There is no substitute for that. There just isn't. You have to remember, whatever I say about contemporary music is based on the quantity that I actually get a chance to listen to. Since I don't collect records of that nature and I don't go out to concerts of that kind of stuff, my experience is whatever happens to be on the radio in the car before I tell the person driving to turn it off, or what I will see on MTV flipping through the dial. I'm not an aficionado of any of it. I have to talk in general terms; I can't give you specifics without the technique of guitar player so-and-so with such-and-such a group. With kind of minimal exposure to it, I don't think that I'm too far off the mark in talking about the redundancy and the derivitiveness of most of the guitar work that appears in the rock videos. There is another exceptional guitar player, one of the guys that Dweezil really admires, and that's Warren DiMartini from Ratt. I've seen him play, and I think that he's excellent, too. I think he's got his own thing going.
In the same way that Olympic records are always being broken, guitar playing seems to be getting faster and faster.
Not only is it getting faster, but the solos themselves are becoming gymnastic routines – basically 8- and maybe 16-bar gymnastic routines that are stuck in the middle of songs about fairly common topics. The whole concept of extended improvisations that are compositions in progress is something that is pretty much gone from the pop music scene. That's one of the major losses for the '80s, I think.
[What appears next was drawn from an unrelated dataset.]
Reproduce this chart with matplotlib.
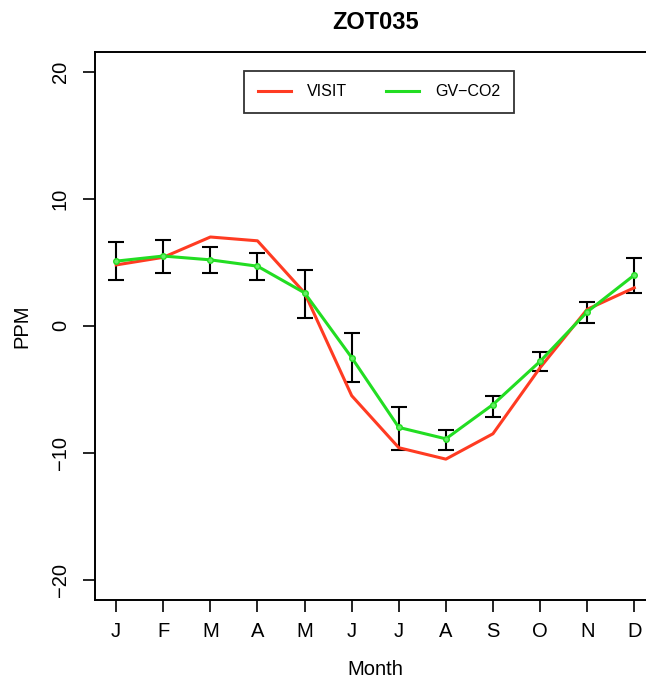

That's what I was addressing in the old article, talking about the process by which the kid sitting at home listens to a tape, and although he couldn't read it off the piece of paper, learns it by rote like a parrot, and winds up playing faster and faster and faster. I think that's really what's taking place.
Do you think because of the climate that exists today, as far as mass-programming of radio and MTV goes, is it harder for an artist like yourself to exist? Would it be virtually impossible for a group to come along like the Mothers Of Invention in 1987?
I would say the odds of a group like that appearing today and surviving would be nil. As far as me doing what I'm doing, I continue to do it. The thing that becomes increasingly difficult is for the audience to have access to it because, unless you're willing to pay off a radio station, the chances are you are not going to get your record on the radio. That's not my idea of a good time. The amount of stuff that is recorded by me that will appear on the radio is pretty small. As far as appearing on MTV, that is tied mostly to the way you look and, of course, a certain amount of promotional consideration. And the fact is, the videos are so expensive to make, one video costs more than a whole album. I'm self-financed, so I can't afford to spend a lot of money doing these things.
You did do a video for "You Are What You Is (The Music Video)." Was that your last one?
That's the one. That's all there is. That's the only video I've made. The reason it was done was because it was financed by CBS International. They wanted it to show overseas. It didn't get showed a lot in the United States because I had Reagan getting the electric chair and a black guy dressed as a native spewing Pepto Bismol while saying the words "Mercedes Benz." I thought it was a good video.